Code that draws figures
● ● ● ● ● ● ●
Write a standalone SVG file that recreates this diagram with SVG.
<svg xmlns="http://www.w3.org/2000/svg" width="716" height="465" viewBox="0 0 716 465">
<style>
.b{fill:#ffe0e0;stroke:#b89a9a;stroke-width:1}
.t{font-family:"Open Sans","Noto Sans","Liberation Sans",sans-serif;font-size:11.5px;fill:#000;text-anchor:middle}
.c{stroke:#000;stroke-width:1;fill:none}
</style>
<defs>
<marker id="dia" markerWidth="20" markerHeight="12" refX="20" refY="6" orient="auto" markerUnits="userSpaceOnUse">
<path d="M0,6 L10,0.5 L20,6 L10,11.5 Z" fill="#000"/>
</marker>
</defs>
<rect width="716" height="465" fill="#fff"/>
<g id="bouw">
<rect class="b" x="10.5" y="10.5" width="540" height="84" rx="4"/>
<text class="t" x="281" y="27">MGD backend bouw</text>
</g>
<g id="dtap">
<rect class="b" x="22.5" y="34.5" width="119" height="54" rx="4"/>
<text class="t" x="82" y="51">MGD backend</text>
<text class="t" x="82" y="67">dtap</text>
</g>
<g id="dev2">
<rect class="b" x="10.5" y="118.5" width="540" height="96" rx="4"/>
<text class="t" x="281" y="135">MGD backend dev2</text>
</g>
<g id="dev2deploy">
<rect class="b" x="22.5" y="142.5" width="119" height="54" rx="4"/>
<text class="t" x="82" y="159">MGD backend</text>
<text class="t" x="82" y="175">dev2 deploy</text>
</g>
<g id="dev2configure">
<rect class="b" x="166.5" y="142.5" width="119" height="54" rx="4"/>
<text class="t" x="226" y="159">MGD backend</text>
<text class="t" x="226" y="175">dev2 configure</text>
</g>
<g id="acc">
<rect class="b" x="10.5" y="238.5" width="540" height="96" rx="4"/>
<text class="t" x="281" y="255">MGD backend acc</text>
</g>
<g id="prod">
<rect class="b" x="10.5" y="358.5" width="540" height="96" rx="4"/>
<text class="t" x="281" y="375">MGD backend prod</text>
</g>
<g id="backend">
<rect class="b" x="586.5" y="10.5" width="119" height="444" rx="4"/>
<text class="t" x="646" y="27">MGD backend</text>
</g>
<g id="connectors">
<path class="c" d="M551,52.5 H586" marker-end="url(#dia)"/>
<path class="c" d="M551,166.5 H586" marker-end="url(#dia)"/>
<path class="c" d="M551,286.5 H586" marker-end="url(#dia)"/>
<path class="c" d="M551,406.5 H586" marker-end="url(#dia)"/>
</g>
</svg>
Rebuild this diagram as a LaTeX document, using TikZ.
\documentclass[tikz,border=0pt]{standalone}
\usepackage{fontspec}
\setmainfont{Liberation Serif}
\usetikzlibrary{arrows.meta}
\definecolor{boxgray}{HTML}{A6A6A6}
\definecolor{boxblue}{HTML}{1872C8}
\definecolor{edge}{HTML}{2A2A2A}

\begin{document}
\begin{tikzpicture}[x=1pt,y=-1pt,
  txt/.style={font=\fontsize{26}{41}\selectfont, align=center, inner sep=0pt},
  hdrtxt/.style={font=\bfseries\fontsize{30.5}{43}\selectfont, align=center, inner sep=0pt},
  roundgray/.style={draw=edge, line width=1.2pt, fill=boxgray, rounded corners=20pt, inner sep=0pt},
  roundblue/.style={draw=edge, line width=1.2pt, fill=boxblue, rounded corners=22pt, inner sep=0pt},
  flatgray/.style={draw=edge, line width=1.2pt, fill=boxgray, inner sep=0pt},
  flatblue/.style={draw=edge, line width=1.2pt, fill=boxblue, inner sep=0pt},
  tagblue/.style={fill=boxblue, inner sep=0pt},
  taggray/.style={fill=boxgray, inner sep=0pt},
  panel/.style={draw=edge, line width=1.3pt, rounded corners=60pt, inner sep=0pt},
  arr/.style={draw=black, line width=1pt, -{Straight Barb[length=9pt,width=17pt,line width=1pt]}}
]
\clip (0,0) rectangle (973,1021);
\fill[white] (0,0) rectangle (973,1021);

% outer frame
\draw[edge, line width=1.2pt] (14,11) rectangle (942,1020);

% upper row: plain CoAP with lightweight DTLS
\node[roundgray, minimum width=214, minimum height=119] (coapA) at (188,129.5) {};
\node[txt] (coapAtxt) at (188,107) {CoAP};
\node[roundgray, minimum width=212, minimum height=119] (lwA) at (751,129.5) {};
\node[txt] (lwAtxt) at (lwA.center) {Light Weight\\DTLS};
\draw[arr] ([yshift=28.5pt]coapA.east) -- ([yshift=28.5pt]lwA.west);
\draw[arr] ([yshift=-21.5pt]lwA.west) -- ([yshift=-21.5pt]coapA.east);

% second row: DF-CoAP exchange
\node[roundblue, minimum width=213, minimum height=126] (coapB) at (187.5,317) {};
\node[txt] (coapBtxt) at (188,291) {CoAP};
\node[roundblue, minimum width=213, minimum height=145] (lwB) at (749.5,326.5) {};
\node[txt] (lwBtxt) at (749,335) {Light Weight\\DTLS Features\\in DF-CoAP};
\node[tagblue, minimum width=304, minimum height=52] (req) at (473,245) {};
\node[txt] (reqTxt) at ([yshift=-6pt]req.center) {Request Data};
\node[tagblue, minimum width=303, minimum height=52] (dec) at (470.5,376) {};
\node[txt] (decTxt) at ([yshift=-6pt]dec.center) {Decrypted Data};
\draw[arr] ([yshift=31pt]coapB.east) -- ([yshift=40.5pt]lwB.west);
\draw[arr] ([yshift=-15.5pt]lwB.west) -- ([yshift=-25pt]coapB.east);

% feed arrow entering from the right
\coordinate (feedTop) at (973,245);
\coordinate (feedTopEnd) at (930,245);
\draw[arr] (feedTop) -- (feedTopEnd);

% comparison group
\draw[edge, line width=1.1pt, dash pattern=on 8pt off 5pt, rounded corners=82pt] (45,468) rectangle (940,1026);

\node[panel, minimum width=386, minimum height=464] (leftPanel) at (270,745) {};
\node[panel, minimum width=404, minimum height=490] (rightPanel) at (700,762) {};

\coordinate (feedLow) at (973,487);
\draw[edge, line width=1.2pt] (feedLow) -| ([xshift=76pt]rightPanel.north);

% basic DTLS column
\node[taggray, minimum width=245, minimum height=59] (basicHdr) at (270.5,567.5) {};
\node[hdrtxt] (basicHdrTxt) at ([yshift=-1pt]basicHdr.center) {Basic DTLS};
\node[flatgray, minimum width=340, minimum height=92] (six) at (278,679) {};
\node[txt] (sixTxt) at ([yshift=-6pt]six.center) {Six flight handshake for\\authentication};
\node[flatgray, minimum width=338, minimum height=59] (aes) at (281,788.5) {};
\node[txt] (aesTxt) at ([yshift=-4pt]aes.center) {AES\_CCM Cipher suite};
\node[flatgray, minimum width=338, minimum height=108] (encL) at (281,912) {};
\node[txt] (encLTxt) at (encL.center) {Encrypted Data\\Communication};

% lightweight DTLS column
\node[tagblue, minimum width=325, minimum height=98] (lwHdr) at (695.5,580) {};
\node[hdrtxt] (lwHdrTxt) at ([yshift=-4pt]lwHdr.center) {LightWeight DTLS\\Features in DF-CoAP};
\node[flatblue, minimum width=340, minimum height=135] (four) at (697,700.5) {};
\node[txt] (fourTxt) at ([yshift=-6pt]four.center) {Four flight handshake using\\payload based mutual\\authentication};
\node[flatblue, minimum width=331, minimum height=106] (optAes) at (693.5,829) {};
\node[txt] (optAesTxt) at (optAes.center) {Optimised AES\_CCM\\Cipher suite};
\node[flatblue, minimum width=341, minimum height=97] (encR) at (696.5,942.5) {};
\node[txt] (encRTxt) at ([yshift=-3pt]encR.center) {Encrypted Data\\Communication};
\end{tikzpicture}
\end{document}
● ● ● ● ● ● ●
> [WHAT YOU HAVE TO DO] Quote the listing above, but only from the line that shows "Rebuild this diagram" through the line that shows "(14,11) rectangle (942,1020);".

> [ANSWER TO THE TASK]
Rebuild this diagram as a LaTeX document, using TikZ.
\documentclass[tikz,border=0pt]{standalone}
\usepackage{fontspec}
\setmainfont{Liberation Serif}
\usetikzlibrary{arrows.meta}
\definecolor{boxgray}{HTML}{A6A6A6}
\definecolor{boxblue}{HTML}{1872C8}
\definecolor{edge}{HTML}{2A2A2A}

\begin{document}
\begin{tikzpicture}[x=1pt,y=-1pt,
  txt/.style={font=\fontsize{26}{41}\selectfont, align=center, inner sep=0pt},
  hdrtxt/.style={font=\bfseries\fontsize{30.5}{43}\selectfont, align=center, inner sep=0pt},
  roundgray/.style={draw=edge, line width=1.2pt, fill=boxgray, rounded corners=20pt, inner sep=0pt},
  roundblue/.style={draw=edge, line width=1.2pt, fill=boxblue, rounded corners=22pt, inner sep=0pt},
  flatgray/.style={draw=edge, line width=1.2pt, fill=boxgray, inner sep=0pt},
  flatblue/.style={draw=edge, line width=1.2pt, fill=boxblue, inner sep=0pt},
  tagblue/.style={fill=boxblue, inner sep=0pt},
  taggray/.style={fill=boxgray, inner sep=0pt},
  panel/.style={draw=edge, line width=1.3pt, rounded corners=60pt, inner sep=0pt},
  arr/.style={draw=black, line width=1pt, -{Straight Barb[length=9pt,width=17pt,line width=1pt]}}
]
\clip (0,0) rectangle (973,1021);
\fill[white] (0,0) rectangle (973,1021);

% outer frame
\draw[edge, line width=1.2pt] (14,11) rectangle (942,1020);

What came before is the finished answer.